## Data segment:
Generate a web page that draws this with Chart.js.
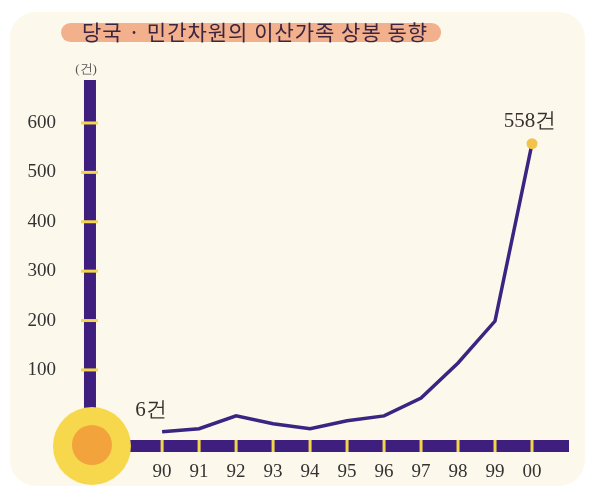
<!DOCTYPE html>
<html>
<head>
<meta charset="utf-8">
<script src="https://cdn.jsdelivr.net/npm/chart.js@4"></script>
<style>
  html, body { margin: 0; padding: 0; background: #fff; }
  #wrap { width: 591px; height: 492px; }
</style>
</head>
<body>
<div id="wrap"><canvas id="c" width="591" height="492"></canvas></div>
<script>
// 연도 (x축)
const years = ['90', '91', '92', '93', '94', '95', '96', '97', '98', '99', '00'];
// 상봉 건수 (그림에서 읽은 위치 기준)
const cases = [-25, -19, 7, -9, -19, -3, 7, 43, 114, 199, 558];
// y축 눈금
const yTicks = [100, 200, 300, 400, 500, 600];
// 값 라벨
const pointLabels = { 0: '6건', 10: '558건' };

const TITLE = '당국 · 민간차원의 이산가족 상봉 동향';
const PURPLE = '#3e1f7e';
const LINE = '#3b2482';
const YELLOW = '#f4d64c';
const CREAM = '#fcf9ec';
const SERIF = '"Liberation Serif", "DejaVu Serif", serif';
const KR = '"Noto Sans CJK KR", sans-serif';
const AXIS_X = -1.95; // 세로 막대가 놓이는 x 위치 (x축 단위)

function roundRect(c, x, y, w, h, r) {
  c.beginPath();
  c.moveTo(x + r, y);
  c.arcTo(x + w, y, x + w, y + h, r);
  c.arcTo(x + w, y + h, x, y + h, r);
  c.arcTo(x, y + h, x, y, r);
  c.arcTo(x, y, x + w, y, r);
  c.closePath();
}

const backdrop = {
  id: 'backdrop',
  beforeDraw(chart) {
    const c = chart.ctx;
    c.save();
    c.fillStyle = '#fff';
    c.fillRect(0, 0, chart.width, chart.height);
    c.fillStyle = CREAM;
    roundRect(c, 10, 12, 575, 474, 26);
    c.fill();

    // 제목 알약
    c.font = `21px ${KR}`;
    c.letterSpacing = '1px';
    c.textBaseline = 'middle';
    const tw = c.measureText(TITLE).width;
    c.fillStyle = '#f3b08c';
    roundRect(c, 61, 23, tw + 34, 19, 9.5);
    c.fill();
    c.fillStyle = '#3b2540';
    c.textAlign = 'left';
    c.fillText(TITLE, 82, 32);
    c.letterSpacing = '0px';

    // 단위
    c.font = `13px ${SERIF}`;
    c.fillStyle = '#555';
    c.textAlign = 'center';
    c.fillText('(건)', 86, 70);
    c.restore();
  },
};

const axisBars = {
  id: 'axisBars',
  beforeDatasetsDraw(chart) {
    const c = chart.ctx;
    const { chartArea, scales } = chart;
    const bx = scales.x.getPixelForValue(AXIS_X);  // 세로 막대 중심
    const by = chartArea.bottom;                   // 가로 막대 중심
    c.save();
    c.fillStyle = PURPLE;
    c.fillRect(bx - 6, chartArea.top, 12, by - chartArea.top);
    c.fillRect(bx, by - 6, chartArea.right - bx, 12);

    c.fillStyle = YELLOW;
    yTicks.forEach(v => {
      const y = scales.y.getPixelForValue(v);
      c.fillRect(bx - 9, y - 1.5, 17, 3);
    });
    years.forEach((_, i) => {
      const x = scales.x.getPixelForValue(i);
      c.fillRect(x - 1.5, by - 6, 3, 12);
    });

    // 원점 원
    c.beginPath();
    c.arc(bx + 2, by, 39, 0, Math.PI * 2);
    c.fillStyle = '#f7d84c';
    c.fill();
    c.beginPath();
    c.arc(bx + 2, by - 1, 20, 0, Math.PI * 2);
    c.fillStyle = '#f2a33c';
    c.fill();
    c.restore();
  },
};

const valueLabels = {
  id: 'valueLabels',
  afterDatasetsDraw(chart) {
    const c = chart.ctx;
    const meta = chart.getDatasetMeta(0);
    c.save();
    c.font = `21px ${SERIF}`;
    c.fillStyle = '#3a3030';
    c.textBaseline = 'middle';
    c.textAlign = 'center';
    Object.entries(pointLabels).forEach(([i, txt]) => {
      const p = meta.data[i];
      if (Number(i) === 0) c.fillText(txt, p.x - 11, p.y - 21);
      else c.fillText(txt, p.x - 2, p.y - 22);
    });
    c.restore();
  },
};

new Chart(document.getElementById('c'), {
  type: 'line',
  data: {
    datasets: [{
      data: cases.map((v, i) => ({ x: i, y: v })),
      borderColor: LINE,
      borderWidth: 3.5,
      tension: 0,
      pointRadius: cases.map((_, i) => i === cases.length - 1 ? 5.5 : 0),
      pointBackgroundColor: '#f3c24c',
      pointBorderWidth: 0,
    }],
  },
  options: {
    responsive: false,
    animation: false,
    layout: { padding: { top: 80, right: 22, bottom: 0, left: 0 } },
    plugins: { legend: { display: false }, tooltip: { enabled: false } },
    scales: {
      x: {
        type: 'linear',
        min: -2.49,
        max: 11,
        afterBuildTicks: s => { s.ticks = years.map((_, i) => ({ value: i })); },
        afterFit: s => { s.height = 46; },
        grid: { display: false },
        border: { display: false },
        ticks: {
          padding: 7,
          color: '#333',
          font: { family: SERIF, size: 19 },
          callback: v => years[v] ?? '',
          autoSkip: false,
          maxRotation: 0,
        },
      },
      y: {
        min: -54,
        max: 687,
        afterBuildTicks: s => { s.ticks = yTicks.map(v => ({ value: v })); },
        afterFit: s => { s.width = 70; },
        grid: { display: false },
        border: { display: false },
        ticks: {
          padding: 6,
          color: '#333',
          font: { family: SERIF, size: 19 },
        },
      },
    },
  },
  plugins: [backdrop, axisBars, valueLabels],
});
</script>
</body>
</html>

## Work to complete:
Set the lines above down again, word for word, from the first through the one containing "0: '6건', 10: '558건'"; pictures excluded.

## Solution to the exercise:
Generate a web page that draws this with Chart.js.
<!DOCTYPE html>
<html>
<head>
<meta charset="utf-8">
<script src="https://cdn.jsdelivr.net/npm/chart.js@4"></script>
<style>
  html, body { margin: 0; padding: 0; background: #fff; }
  #wrap { width: 591px; height: 492px; }
</style>
</head>
<body>
<div id="wrap"><canvas id="c" width="591" height="492"></canvas></div>
<script>
// 연도 (x축)
const years = ['90', '91', '92', '93', '94', '95', '96', '97', '98', '99', '00'];
// 상봉 건수 (그림에서 읽은 위치 기준)
const cases = [-25, -19, 7, -9, -19, -3, 7, 43, 114, 199, 558];
// y축 눈금
const yTicks = [100, 200, 300, 400, 500, 600];
// 값 라벨
const pointLabels = { 0: '6건', 10: '558건' };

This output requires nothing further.